S’il n’y avait que cela
(qui n’est déjà pas rien), on eût pu reprocher aux académiciens d’avoir des
fréquentations peu choisies. Mais il est aussi questions de nombreuses et
grasses subventions accordées par l’Académie aux activités culturelles de M.
Arnault. Voilà qui commence à sentir le conflit d’intérêt…
Depuis toutes les révélations
faites par la presse au sujet de ces affaires, rien ne va plus : Mme Sara
Danius, secrétaire perpétuelle, a été remplacée en hâte et quelques
académiciens ont même demandé officiellement au roi, protecteur de l’institution,
d’être radiés, ne voulant plus être associés à ce panier de crabes.

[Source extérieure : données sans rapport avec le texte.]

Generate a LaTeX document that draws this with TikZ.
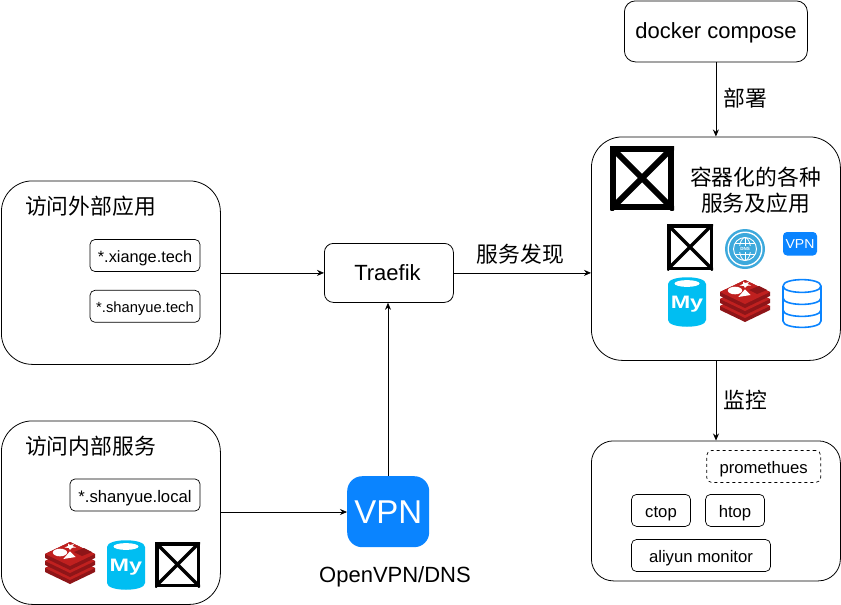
\documentclass[tikz,border=0pt]{standalone}
\usepackage{fontspec}
\setmainfont{Liberation Sans}
\newfontfamily\cjk{Noto Sans CJK SC}
\usetikzlibrary{arrows.meta}
\tikzset{
  x=1pt,y=-1pt,
  boxbase/.style={draw=black,line width=0.8pt,fill=white,rounded corners=#1,anchor=north west,inner sep=0pt},
  lbl/.style={inner sep=0pt,align=center,font=\fontsize{#1}{#1}\selectfont,text height=15pt,text depth=0pt},
  lbl/.default=22,
  cn/.style={inner sep=0pt,align=center,font=\fontsize{21.8}{26}\selectfont\cjk},
  conn/.style={draw=black,line width=0.7pt,-{Stealth[length=7pt,width=6pt]}},
  tag/.style={draw=black,line width=0.7pt,rounded corners=5pt,fill=white,inner sep=0pt,font=\fontsize{16.7}{16.7}\selectfont,text height=14pt,text depth=0pt},
}
\definecolor{vpnblue}{HTML}{0A84FF}
\definecolor{mycyan}{HTML}{00BEF2}
\definecolor{redisred}{HTML}{C0201F}
\definecolor{redisdark}{HTML}{8E1518}
\definecolor{dnsblue}{HTML}{3DA9DC}
\newcommand{\xbox}[4]{% x y size linewidth
  \begin{scope}[shift={(#1,#2)}]
    \fill[white] (0,0) rectangle (#3,#3);
    \begin{scope}
      \clip (0,0) rectangle (#3,#3);
      \draw[line width=#4pt,line cap=butt] (0,0) -- (#3,#3) (#3,0) -- (0,#3);
    \end{scope}
    \draw[line width=#4pt] (#4*.5,#4*.5) rectangle (#3-#4*.5,#3-#4*.5);
  \end{scope}}
\newcommand{\mysqlicon}[2]{% x y, 38x50
  \begin{scope}[shift={(#1,#2)}]
    \fill[mycyan] (0,7) .. controls (0,-2) and (38,-2) .. (38,7) -- (38,43) .. controls (38,52) and (0,52) .. (0,43) -- cycle;
    \fill[white] (19,6.5) ellipse [x radius=12.5,y radius=3.4];
    \node[inner sep=0pt,anchor=base,text=white,xscale=1.3,font=\fontsize{18}{18}\selectfont\bfseries] at (19,31.5) {My};
  \end{scope}}
\newcommand{\redisicon}[2]{% x y, 50x42
  \begin{scope}[shift={(#1,#2)}]
    \fill[redisdark] (0,26) -- (25,14) -- (50,26) -- (50,30) -- (25,42) -- (0,30) -- cycle;
    \fill[redisred] (0,26) -- (25,14) -- (50,26) -- (25,38) -- cycle;
    \fill[redisdark] (0,19) -- (25,7) -- (50,19) -- (50,23) -- (25,35) -- (0,23) -- cycle;
    \fill[redisred] (0,19) -- (25,7) -- (50,19) -- (25,31) -- cycle;
    \fill[redisdark] (0,12) -- (25,0) -- (50,12) -- (50,16) -- (25,28) -- (0,16) -- cycle;
    \fill[redisred] (0,12) -- (25,0) -- (50,12) -- (25,24) -- cycle;
    \fill[white] (15,10.5) ellipse [x radius=7.2,y radius=3.8];
    \fill[white] (18.3,17) -- (30.6,15) -- (25,9.3) -- cycle;
    \fill[white] (23,1.5) -- (25,3) -- (29,2) -- (27.5,4) -- (31,5.5) -- (27,5.8) -- (25,8) -- (23.8,6) -- (19.5,5.5) -- (23,4) -- cycle;
    \fill[redisdark] (29,10) -- (39,6) -- (47,10) -- (37,14) -- cycle;
  \end{scope}}
\begin{document}
\begin{tikzpicture}
\useasboundingbox (0,0) rectangle (841,605);
\fill[white] (0,0) rectangle (841,605);

% containers
\node[boxbase=11pt,minimum width=183pt,minimum height=61pt] (docker) at (624,0.5) {};
\node[lbl] at (716,30.5) {docker compose};
\node[boxbase=31pt,minimum width=249pt,minimum height=223.5pt] (svc) at (591,136.5) {};
\node[boxbase=22pt,minimum width=249pt,minimum height=140pt] (mon) at (591,440.5) {};
\node[boxbase=31pt,minimum width=219pt,minimum height=183.5pt] (ext) at (1,180.5) {};
\node[boxbase=31pt,minimum width=219pt,minimum height=183.5pt] (int) at (1,420.5) {};
\node[boxbase=9pt,minimum width=129pt,minimum height=59pt] (traefik) at (324,243) {};
\node[lbl] at (387.5,272.5) {Traefik};
\node[draw=none,fill=vpnblue,rounded corners=15pt,minimum width=82pt,minimum height=71pt,inner sep=0pt,anchor=north west] (vpn) at (347,476) {};
\node[inner sep=0pt,text=white,font=\fontsize{33}{33}\selectfont] at (vpn.center) {VPN};
\node[lbl] (vpnlabel) at (395,574.5) {OpenVPN/DNS};

% connectors
\draw[conn] (ext.east |- traefik.west) -- (traefik.west);
\draw[conn] (int.east |- 0,512) -- (vpn.west |- 0,512);
\draw[conn] (vpn.north -| 388,0) -- (traefik.south -| 388,0);
\draw[conn] (traefik.east) -- (svc.west |- traefik.east);
\draw[conn] (docker.south) -- (svc.north -| docker.south);
\draw[conn] (svc.south -| 716,0) -- (mon.north -| 716,0);

% connector labels
\node[cn] (l1) at (520.5,254) {服务发现};
\node[cn] (l2) at (745.5,98) {部署};
\node[cn] (l3) at (745.5,400) {监控};

% titles
\node[cn] (t1) at (90.5,206) {访问外部应用};
\node[cn] (t2) at (90.5,446) {访问内部服务};
\node[cn] (t3) at (755.5,190) {容器化的各种\\服务及应用};

% tags
\node[tag,font=\fontsize{16.3}{16.3}\selectfont,minimum width=110pt,minimum height=32pt] (a) at (145,255.5) {*.xiange.tech};
\node[tag,font=\fontsize{14.75}{14.75}\selectfont,minimum width=110pt,minimum height=32pt,text height=12pt] (b) at (145,306.3) {*.shanyue.tech};
\node[tag,minimum width=130pt,minimum height=32pt] (c) at (135,495) {*.shanyue.local};
\node[tag,dash pattern=on 3pt off 3pt,minimum width=114pt,minimum height=32pt,text height=13pt] (d) at (763.7,466.5) {promethues};
\node[tag,minimum width=59pt,minimum height=32pt] (e) at (661,510.4) {ctop};
\node[tag,minimum width=59pt,minimum height=32pt] (f) at (735,510.4) {htop};
\node[tag,minimum width=139pt,minimum height=32pt,text height=13pt] (g) at (701,555.5) {aliyun monitor};

% icons: services
\xbox{610}{146}{64}{6}
\xbox{667}{224}{46}{3.5}
\begin{scope}[shift={(745,249)}]
  \fill[dnsblue] (0,0) circle (20);
  \fill[white] (0,0) circle (17.5);
  \fill[dnsblue] (0,0) circle (16);
  \draw[white,line width=0.9pt] (0,0) circle (11.5);
  \draw[white,line width=0.8pt] (0,0) ellipse [x radius=5.5,y radius=11.5];
  \draw[white,line width=0.8pt] (0,-11.5) -- (0,11.5) (-10,-5.5) -- (10,-5.5) (-10,5.5) -- (10,5.5);
  \fill[dnsblue] (-8,-2.8) rectangle (8,2.8);
  \node[inner sep=0pt,text=white,font=\fontsize{4.5}{4.5}\selectfont\bfseries] at (0,0) {DNS};
\end{scope}
\fill[vpnblue,rounded corners=4pt] (783,232) rectangle (817,255.5);
\node[inner sep=0pt,text=white,xscale=1.08,font=\fontsize{13}{13}\selectfont] at (800,243.7) {VPN};
\mysqlicon{668}{277}
\redisicon{720}{280}
\begin{scope}[shift={(782,279)}]
  \draw[vpnblue,line width=1.6pt,fill=white] (1,7) -- (1,42) .. controls (1,50.5) and (39,50.5) .. (39,42) -- (39,7);
  \draw[vpnblue,line width=1.6pt] (1,7) .. controls (1,-1.5) and (39,-1.5) .. (39,7) .. controls (39,15.5) and (1,15.5) .. (1,7);
  \draw[vpnblue,line width=1.6pt] (1,19) .. controls (1,27.5) and (39,27.5) .. (39,19);
  \draw[vpnblue,line width=1.6pt] (1,31) .. controls (1,39.5) and (39,39.5) .. (39,31);
\end{scope}

% icons: internal
\redisicon{45}{542}
\mysqlicon{107}{540}
\xbox{155}{542}{45}{3.5}
\end{tikzpicture}
\end{document}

D’autres
ont pris leurs distances, séchant désormais ostensiblement les séances, ce qui
est une manière informelle de « démissionner », car on est
normalement académicien à vie[iv].
Le désordre est tel et l’ambiance
si lugubre que l’Académie suédoise a annoncé qu’elle ne décernerait pas de prix
Nobel de littérature cette année. Cela ne s’était pas produit depuis la seconde
guerre mondiale. J’entendais dire l’autre jour sur France-Culture qu’il fallait
y voir une victoire du féminisme, une entrée dans l’histoire. Et le Monde
publiait il y a peu un article où l’on pouvait lire que le port d’un chemisier
au col fermé par une lavallière était devenu un signe de ralliement des
féministes dans le microcosme culturel suédois. Même la ministre de la culture
s’est fait photographier dans cette tenue, par solidarité avec l’ex-secrétaire
perpétuelle, qui affectionne cette pièce vestimentaire et qui serait une
victime du machisme de ses confrères.
Bref, le n’importe quoi
se porte bien, même avec une lavallière. Peut-être eût-il mieux valu ne pas
couvrir trop longtemps ce qui se savait sans doute déjà, aussi bien les
conflits d’intérêt que les mains baladeuses.
Signalons par ailleurs
aux journalistes français – de France-Culture et du Figaro notamment – que
l’Académie suédoise ne se nomme pas « Académie Nobel ». Elle a été
fondée en 1786 par Gustave III pour veiller à « la pureté, la force et la
grandeur » de la langue suédoise (et élabore à ce titre des
dictionnaires). Le prix Nobel de littérature n’est qu’un des prix parmi les
dizaines qu’elle décerne chaque année. Naturellement, bien que ne comptant que
dix-huit membres, elle trouve son modèle du côté du quai Conti. Une importation
française en somme : let’s stick to the facts !
[i] En Moldavie, alors
territoire ottoman.
[ii] Pour la farce, prendre un
cinquième de porc et quatre de bœuf ou, si l’on a des goûts de luxe, un
cinquième de porc, deux de bœuf et deux de veau.
[iii] On raconte même que M.
Arnault se serait un jour permis de chercher à évaluer la fermeté de l’arrière-train
de la princesse héritière. En d’autres temps, un tel geste eût pu lui coûter
fort cher, et « balance ton porc » n’eût vraisemblablement pas été qu’un
slogan.
[iv] Pour d’autres raisons, c’est
ce que fait depuis quelques lustres la romancière Kerstin Ekman.